Curtis was also renowned for delivering spine-tingling locker room speeches minutes before tip-off. That was one tactic that did not impress Wooden. Hugh had so emphatically pounded the importance of keeping an even keel that Johnny did not want his emotions to overtake him. However, once the games began, Wooden was struck by how Curtis regained his composure. On one occasion, when an opposing player took a cheap shot at Wooden, Curtis prevailed upon young Johnny not to retaliate. “They’re trying to get you out of the game. Don’t lose your temper,” he told Wooden. Then he joked, “After the game is over, I’ll take on the coach and you can take on the players.”

Unlike his brother, Johnny was a starter on Curtis’s team, and he led the Artesians to a sectional title in the 1926 Indiana state tournament. The final rounds were to be played in Indianapolis at the Exposition Center, which was called the “cow barn” because twice a year it hosted livestock shows. Martinsville made it to the championship game—its third contest of the day—where it faced Marion High School. Marion’s nickname was the “Giants,” which was appropriate because the lineup featured the tallest player Wooden had ever seen: Charles “Stretch” Murphy, a six-foot-eight-inch center. The center-jump rule made having that kind of player an enormous asset. Wooden failed to score as Martinsville lost, 30–23.
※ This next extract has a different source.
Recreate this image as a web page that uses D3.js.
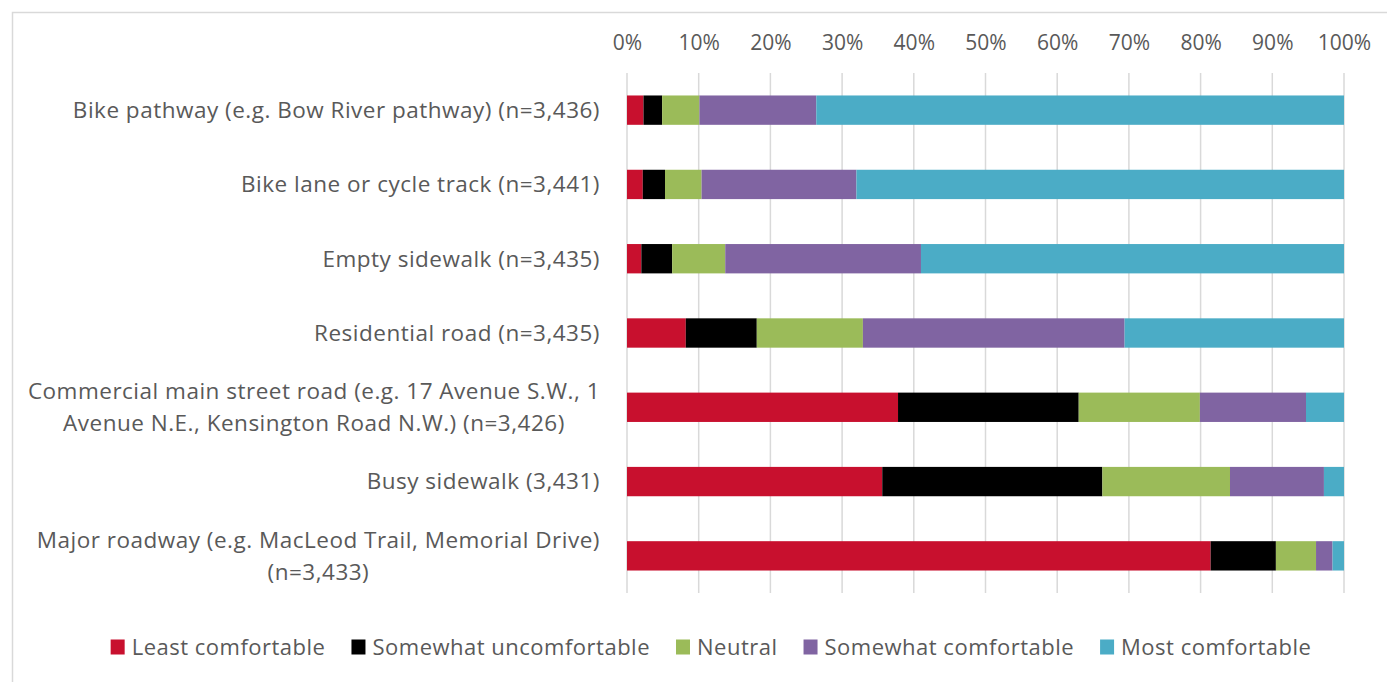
<!DOCTYPE html>
<html>
<head>
<meta charset="utf-8">
<style>
  body { margin: 0; background: #fff; }
  svg text { font-family: "Open Sans", sans-serif; fill: #595959; }
  .grid line { stroke: #d9d9d9; stroke-width: 1.5px; }
</style>
<script src="https://d3js.org/d3.v7.min.js"></script>
</head>
<body>
<div id="chart"></div>
<script>
// categories, top to bottom ("\n" marks where the label wraps)
var categories = [
  "Bike pathway (e.g. Bow River pathway) (n=3,436)",
  "Bike lane or cycle track (n=3,441)",
  "Empty sidewalk (n=3,435)",
  "Residential road (n=3,435)",
  "Commercial main street road (e.g. 17 Avenue S.W., 1\nAvenue N.E., Kensington Road N.W.) (n=3,426)",
  "Busy sidewalk (3,431)",
  "Major roadway (e.g. MacLeod Trail, Memorial Drive)\n(n=3,433)"
];
var seriesNames = ["Least comfortable", "Somewhat uncomfortable", "Neutral", "Somewhat comfortable", "Most comfortable"];
var seriesColors = ["#c8102e", "#000000", "#9bbb59", "#8064a2", "#4bacc6"];

// percentages, one value per category
var leastComfortable       = [2.3, 2.2, 2.0, 8.2, 37.8, 35.6, 81.4];
var somewhatUncomfortable  = [2.6, 3.1, 4.3, 9.9, 25.2, 30.7, 9.1];
var neutral                = [5.2, 5.1, 7.4, 14.8, 16.9, 17.8, 5.6];
var somewhatComfortable    = [16.3, 21.6, 27.3, 36.5, 14.8, 13.1, 2.3];
var mostComfortable        = [73.6, 68.0, 59.0, 30.6, 5.3, 2.8, 1.6];

var tickValues = [0, 10, 20, 30, 40, 50, 60, 70, 80, 90, 100];

var W = 1387, H = 682;
var margin = { top: 73, left: 627, right: 43, bottom: 89 };

var rows = categories.map(function (c, i) {
  return {
    cat: c,
    "Least comfortable": leastComfortable[i],
    "Somewhat uncomfortable": somewhatUncomfortable[i],
    "Neutral": neutral[i],
    "Somewhat comfortable": somewhatComfortable[i],
    "Most comfortable": mostComfortable[i]
  };
});

var svg = d3.select("#chart").append("svg")
  .attr("width", W).attr("height", H);

// chart outline
svg.append("rect")
  .attr("x", 12.5).attr("y", 12.5)
  .attr("width", W + 20).attr("height", H + 20)
  .attr("fill", "none").attr("stroke", "#d9d9d9").attr("stroke-width", 1.5);

var x = d3.scaleLinear().domain([0, 100]).range([margin.left, W - margin.right]);
var y = d3.scaleBand().domain(categories)
  .range([margin.top, H - margin.bottom])
  .paddingInner(0.605).paddingOuter(0.3025);

var color = d3.scaleOrdinal().domain(seriesNames).range(seriesColors);

// gridlines
svg.append("g").attr("class", "grid")
  .selectAll("line").data(tickValues).enter().append("line")
  .attr("x1", function (d) { return x(d); })
  .attr("x2", function (d) { return x(d); })
  .attr("y1", margin.top).attr("y2", H - margin.bottom);

// top axis labels
var xAxis = d3.axisTop(x).tickValues(tickValues).tickSize(0).tickPadding(23)
  .tickFormat(function (d) { return d + "%"; });
var ax = svg.append("g").attr("transform", "translate(0," + margin.top + ")").call(xAxis);
ax.select(".domain").remove();
ax.selectAll("text").style("font-family", "Open Sans").style("font-size", "21px").attr("fill", "#595959");

// stacked bars
var stack = d3.stack().keys(seriesNames);
var layers = stack(rows);

svg.selectAll(".layer").data(layers).enter().append("g")
  .attr("class", "layer")
  .attr("fill", function (d) { return color(d.key); })
  .selectAll("rect").data(function (d) { return d; }).enter().append("rect")
  .attr("x", function (d) { return x(d[0]); })
  .attr("y", function (d) { return y(d.data.cat); })
  .attr("width", function (d) { return x(d[1]) - x(d[0]); })
  .attr("height", y.bandwidth());

// category labels
var labelRight = margin.left - 27;
var lineGap = 32;
categories.forEach(function (c) {
  var lines = c.split("\n");
  var cy = y(c) + y.bandwidth() / 2;
  var g = svg.append("g");
  var texts = lines.map(function (ln, j) {
    return g.append("text")
      .attr("y", cy + (j - (lines.length - 1) / 2) * lineGap)
      .attr("dy", "0.35em")
      .style("font-size", "22.5px")
      .style("letter-spacing", "0.5px")
      .text(ln);
  });
  if (lines.length === 1) {
    texts[0].attr("x", labelRight).attr("text-anchor", "end");
  } else {
    var maxW = d3.max(texts, function (t) { return t.node().getComputedTextLength(); });
    texts.forEach(function (t) {
      t.attr("x", labelRight - maxW / 2).attr("text-anchor", "middle");
    });
  }
});

// legend
var legend = svg.append("g");
var lx = 0;
seriesNames.forEach(function (s, i) {
  var item = legend.append("g").attr("transform", "translate(" + lx + ",0)");
  item.append("rect").attr("x", 0).attr("y", -7.5).attr("width", 14).attr("height", 15)
    .attr("fill", color(s));
  var t = item.append("text").attr("x", 21).attr("dy", "0.35em")
    .style("font-size", "22px").style("letter-spacing", "0.5px").text(s);
  lx += 21 + t.node().getComputedTextLength() + 26;
});
lx -= 26;
legend.attr("transform", "translate(" + (711 - lx / 2) + ",647)");
</script>
</body>
</html>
Despite the disappointing finish, it was a terrific first season of varsity basketball for young Johnny. In the parlance of the day, he played the position of floor guard, which made him responsible for directing the offense much as a point guard does today. (A team’s other guard at that time was typically called a back guard because he served as a de facto goalie, hanging back on defense to protect his team’s basket.) As it turned out, Wooden’s innate physical gifts were uniquely suited to this young sport. “I didn’t have as much size as many, but I was quicker than most all, and that was my strength,” he later recalled.